I also add the information you asked previously: I entirely followed the instructions so far. I have single sample vcf.gz files in this folder /home5/aimre/VarClust_data/ and the generated profile files in this folder /home5/aimre/Varclust_profiles/.

Command for creating profiles: varclust_create_profiles /home5/aimre/VarClust_data/ /home5/aimre/Varclust_profiles/

I think the rest of the steps I have done is in my previous comment. Let me know if you need more information!

fasterius commented 4 months ago

Okay, strange. Do you have a way of sharing the vcf file you have, or at least a portion of it, so that I can test it on my end?

Ascalon98 commented 4 months ago

Yes! I attached a few of my vcf files. They are all single sample vcf files. I appreciate your help! The file names contain '.sam' because for some reason the GATK pipeline thought that it was part of the sample name and left it like this in the heading of the vcf files.

W1_1_S1L003.sam.vcf.gz W1_2_S8L003.sam.vcf.gz W1_3_S15L003.sam.vcf.gz W1_4_S22L003.sam.vcf.gz

Ascalon98 commented 4 months ago

Update: In the meantime I fixed the issue. I found the solution here: https://stackoverflow.com/questions/76812405/typeerror-stringmethods-rsplit-takes-from-1-to-2-positional-arguments-but-3-w

So I just corrected str.split(': ', 1) to str.split(': ', n=1) and then it worked.

However, I noticed that the generated figure is not informative, and it seems according to VarClust there is no detectable difference between my samples. Also, in the distance matrix all the comparisons received the same value (0.8333), which to me does not seem realistic. So, I opened my profile files, and it turned out they were empty, there is only a headline. I will try to figure out the reason of this, but if you have any idea, I would genuinely appreciate it!

Here is the figure that VarClust generated. output_heatmap_figure

fasterius commented 3 months ago

Sorry for the late response, I've been on vacation and away from the computer.

Okay, it sounds like your VCFs are malformed somehow. The value 0.8333 is the expected value to get when you're comparing empty profiles with the similarity score and default parameters: similarity score = 1 - (matches + a) / (total + a + b) where a = 1 and b = 5 as default. This yields a score of 1 - 1/6 = 0.8333.

Could you try passing the --method position_only argument? Looking at your VCFs it seems you do not have annotations from SnpEff, so the default full profiles won't work.

I can also see that your chromosomes are named with Roman numerals instead of normal numbers. I'm not sure this is supported by the underlying PyVCF package.

Ascalon98 commented 3 months ago

Hi! Thank you for your answer! I added snpEff annotations but, when I wanted to build the profiles, I received error messages. Without snpEff annotations the command makes empty profiles. Can you send over one of your vcf.gz files that works for you for comparison?

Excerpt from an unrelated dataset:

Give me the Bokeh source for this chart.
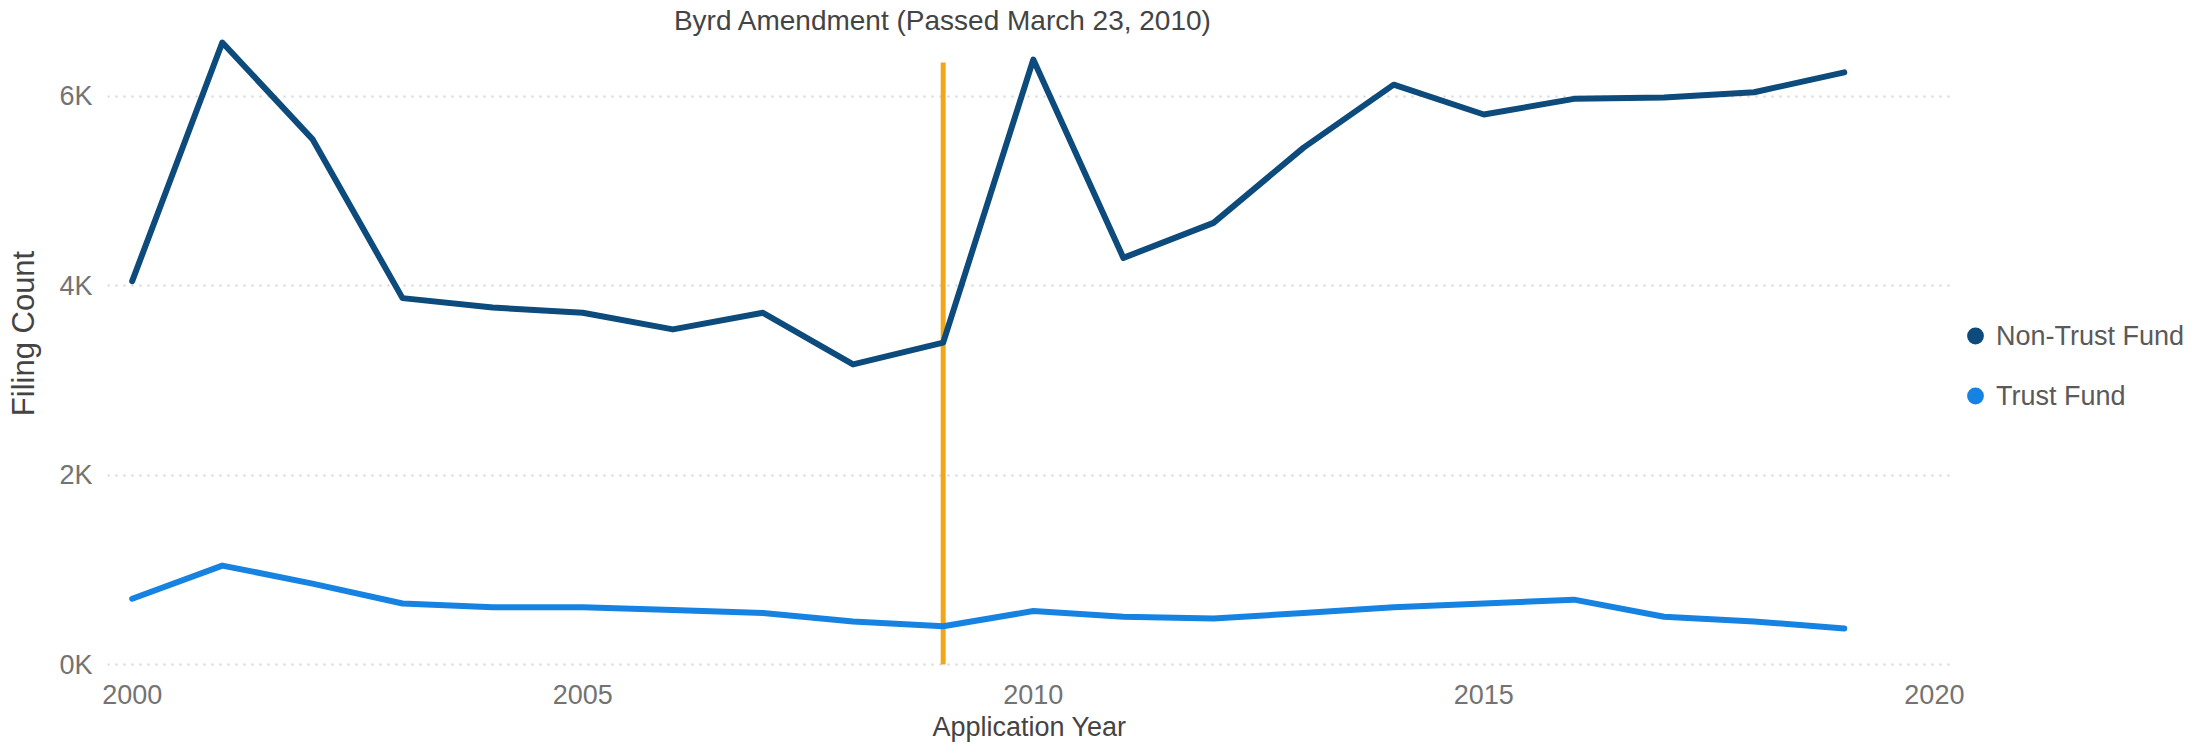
from bokeh.plotting import figure
from bokeh.models import (ColumnDataSource, FixedTicker, Legend, LegendItem,
                          Label, Range1d)
from bokeh.embed import file_html
from bokeh.resources import INLINE

# ---------------- data ----------------
years = list(range(2000, 2020))
non_trust_fund = [4050, 6570, 5550, 3870, 3770, 3715, 3540, 3715, 3170, 3400,
                  6390, 4295, 4665, 5460, 6125, 5810, 5975, 5990, 6045, 6255]
trust_fund = [695, 1045, 855, 645, 605, 605, 575, 545, 455, 405,
              565, 505, 485, 545, 605, 645, 685, 505, 455, 380]
series_names = ["Non-Trust Fund", "Trust Fund"]

amendment_year = [2009]
amendment_bottom = [0]
amendment_top = [6360]
amendment_label = "Byrd Amendment (Passed March 23, 2010)"

x_ticks = [2000, 2005, 2010, 2015, 2020]
y_ticks = [0, 2000, 4000, 6000]
y_tick_labels = ["0K", "2K", "4K", "6K"]
x_title = "Application Year"
y_title = "Filing Count"

# ---------------- style / layout ----------------
FONT = "Liberation Sans"
C_NON = "#0c4b7b"
C_TRUST = "#1683e2"
C_AMEND = "#f2a71b"
TICK_C = "#737373"
LABEL_C = "#444444"

X0, X1 = 1999.726, 2020.19
Y0, Y1 = -21, 7014
TITLE_Y = 6803        # data-space height of the annotation text (above the data)

src = ColumnDataSource(dict(year=years, non=non_trust_fund, trust=trust_fund))
amend = ColumnDataSource(dict(x=amendment_year, y0=amendment_bottom, y1=amendment_top))

p = figure(frame_width=1844, frame_height=666, output_backend="svg",
           toolbar_location=None,
           x_range=Range1d(X0, X1), y_range=Range1d(Y0, Y1),
           min_border_left=107, min_border_right=257, min_border_top=0,
           min_border_bottom=85)
p.outline_line_color = None
p.background_fill_color = "white"
p.border_fill_color = "white"

p.xgrid.visible = False
p.ygrid.ticker = FixedTicker(ticks=y_ticks)
p.ygrid.grid_line_color = "#d3d3d3"
p.ygrid.grid_line_dash = "2 6"
p.ygrid.grid_line_width = 2

for ax in (p.xaxis[0], p.yaxis[0]):
    ax.axis_line_color = None
    ax.major_tick_line_color = None
    ax.minor_tick_line_color = None
    ax.major_tick_in = 0
    ax.major_tick_out = 0
    ax.major_label_text_font = FONT
    ax.major_label_text_font_size = "27px"
    ax.major_label_text_color = TICK_C
    ax.axis_label_text_font = FONT
    ax.axis_label_text_font_style = "normal"
    ax.axis_label_text_color = LABEL_C

p.xaxis.ticker = FixedTicker(ticks=x_ticks)
p.xaxis.axis_label = x_title
p.xaxis.axis_label_text_font_size = "27px"
p.xaxis.major_label_standoff = 18
p.xaxis.axis_label_standoff = 5

p.yaxis.ticker = FixedTicker(ticks=y_ticks)
p.yaxis.major_label_overrides = dict(zip(y_ticks, y_tick_labels))
p.yaxis.axis_label = y_title
p.yaxis.axis_label_text_font_size = "31px"
p.yaxis.major_label_standoff = 15
p.yaxis.axis_label_standoff = 15

# amendment marker
p.segment(x0="x", y0="y0", x1="x", y1="y1", source=amend,
          line_color=C_AMEND, line_width=5)

# series lines
p.line("year", "trust", source=src, line_color=C_TRUST, line_width=6,
       line_join="round", line_cap="round")
p.line("year", "non", source=src, line_color=C_NON, line_width=6,
       line_join="round", line_cap="round")

# legend proxies (zero-size markers, only shown in legend)
s_non = p.scatter("year", "non", source=src, size=0, fill_color=C_NON,
                  line_color=None)
s_trust = p.scatter("year", "trust", source=src, size=0, fill_color=C_TRUST,
                    line_color=None)

p.add_layout(Label(x=amendment_year[0], y=TITLE_Y, text=amendment_label,
                   text_align="center", text_baseline="middle",
                   text_font=FONT, text_font_size="28px", text_color=LABEL_C))

legend = Legend(items=[LegendItem(label=series_names[0], renderers=[s_non]),
                       LegendItem(label=series_names[1], renderers=[s_trust])],
                location="center_left", orientation="vertical",
                title=" ", title_text_font_size="27px", title_standoff=34,
                glyph_width=42, glyph_height=48, label_standoff=0,
                spacing=12, padding=0, margin=3,
                border_line_color=None, background_fill_alpha=0,
                label_text_font=FONT, label_text_font_size="27px",
                label_text_color="#5a5a5a", label_text_baseline="middle")
p.add_layout(legend, "right")

open("out.html", "w").write(file_html(p, INLINE))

I tried the --method position_only argument like you see below, but it did not work either. Can you elaborate on the usage of this argument?

varclust_create_profiles /home5/aimre/VarClust_data/ /home5/aimre/VarClust_data/snpEff_annotated/varclust_probe/probe_profiles/ --method position_only

fasterius commented 2 months ago

Could you try this file: https://github.com/fasterius/seqCAT/blob/master/inst/extdata/sample1.vcf.gz?

The --method position_only argument makes comparisons happen based on SNV positions only, rather than based on position and annotations. Since you don't have annotations from snpEff you should be using positions only.